Madelou, amoureuse des lettres, aime à rassembler son monde autour de la littérature et des écrivains, qu’ils soient invités ou pas au domaine. Fascinée par la poésie d’Hölderlin, elle lit et relit Rêverie d’un soir et s’active quotidiennement, comme un jeu, à vaincre les difficultés et trouver les subtilités de la transmission des mots du poète d’une langue à l’autre, avec la complicité de Marianne, la romancière – qui achève son second roman -, et celle d’un correspondant et ami allemand. Tandis qu’Octave, producteur de films, travaille à un court-métrage sur Raymond Roussel.

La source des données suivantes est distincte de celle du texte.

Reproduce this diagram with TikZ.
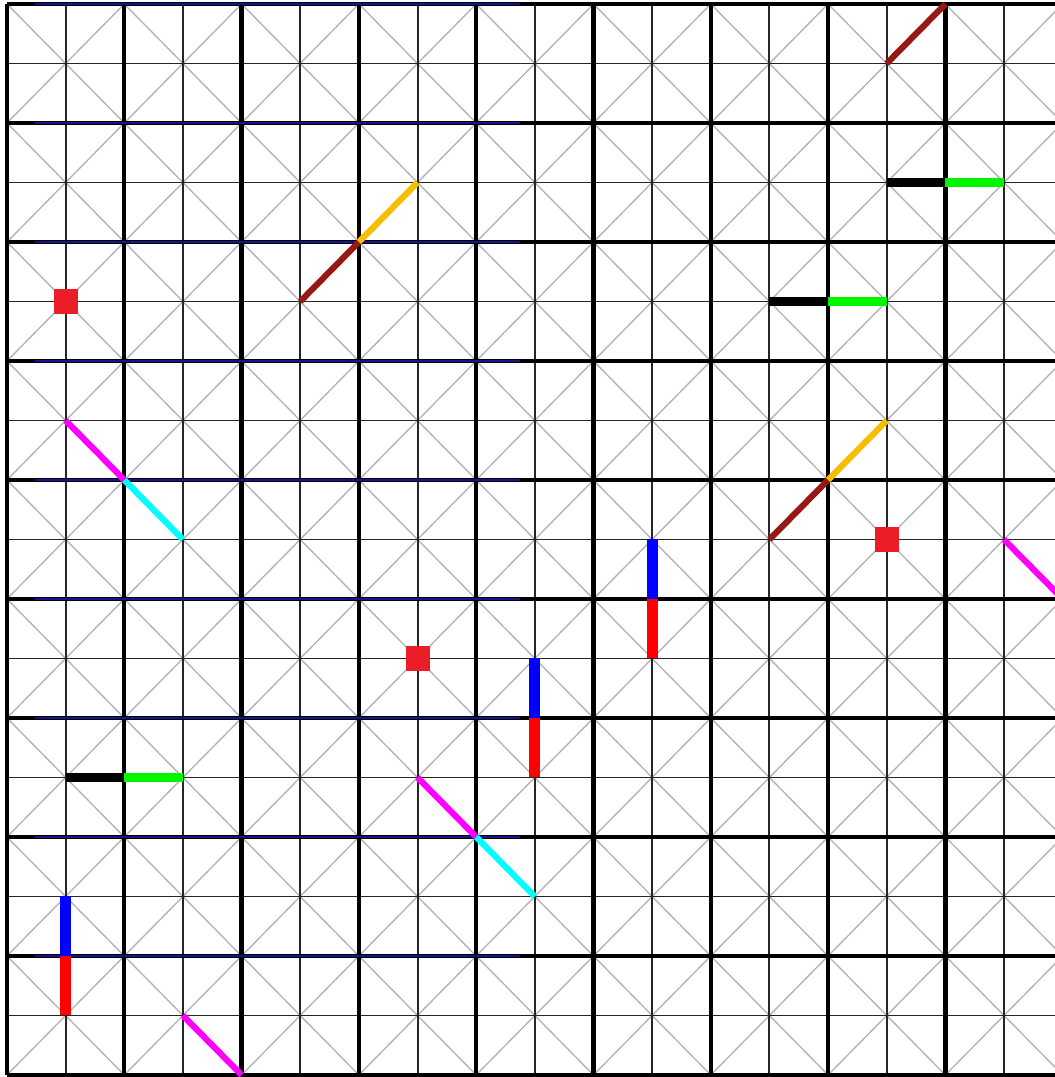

Les mots de Roussel, justement, ouvrent le livre avec cet exergue qui donne la couleur à ce récit d’un bel été basque surgi de la mémoire enchantée de Florence Delay : « Mes yeux plongent dans un coin d’azur ; ma pensée/Rêve, absente, perdue, indécise et forcée/D’aller vers le passé (…)/Grâce à l’intensité subitement accrue/Du souvenir vivace et latent d’un été. »
La mort n’a pas sa place dans ce texte délicieux né de la tendre et chère mémoire de Florence, un texte étonnamment sous-titré « roman » – mais après tout « le roman est une scénographie avec personnages » lui a dit un jour Pascal Quignard. Alors le seul drame, s’il en fallait un à ce récit, est la mort de Capucine, la petite chienne vieillissante et souffrante qui « godillait depuis longtemps du train arrière. » La mort de l’amie fidèle à quatre pattes sonne la fin du livre et la dispersion de tous les personnages au bout d’un été lumineux dans la maison familiale. Comme si Florence Delay ne voulait pas baisser le rideau sur ce petit théâtre dans la tristesse et la disparition d’un seul homme, d’une seule femme formant sa « petite troupe » qu’elle a fait revivre le temps d’une saison au soleil de Miradour, son cher refuge perché sur un coteau du Pays Basque.
La romancière avait consacré avec Dit Nerval (Gallimard, 1999) un livre comme un portrait et un hommage à son père Jean, en proie à des relations difficiles avec son géniteur, le docteur Delay. Florence avait alors décrit Jean troublé et attendri par la figure de Nerval, en conflit avec son père lui aussi, le docteur Labrunie. Le souvenir plein d’affection et d’amour va cette fois vers la figure centrale du récit, sa mère sur laquelle Florence n’avait encore rien écrit. Et ce texte merveilleux d’intelligence, de légèreté, de douceur et de grâce, dont un cinéaste comme Éric Rohmer aurait fait un subtil Conte d’été, signe là le retour de notre romancière à une narration aussi belle qu’émouvante par l’image qu’elle nous livre de ces moments de bonheur miraculeusement retrouvés.
Un été à Miradour de Florence Delay, Gallimard. Parution : 4 février 2021, 103 p., ISBN 978-2-07-289112-0, prix : 12 €.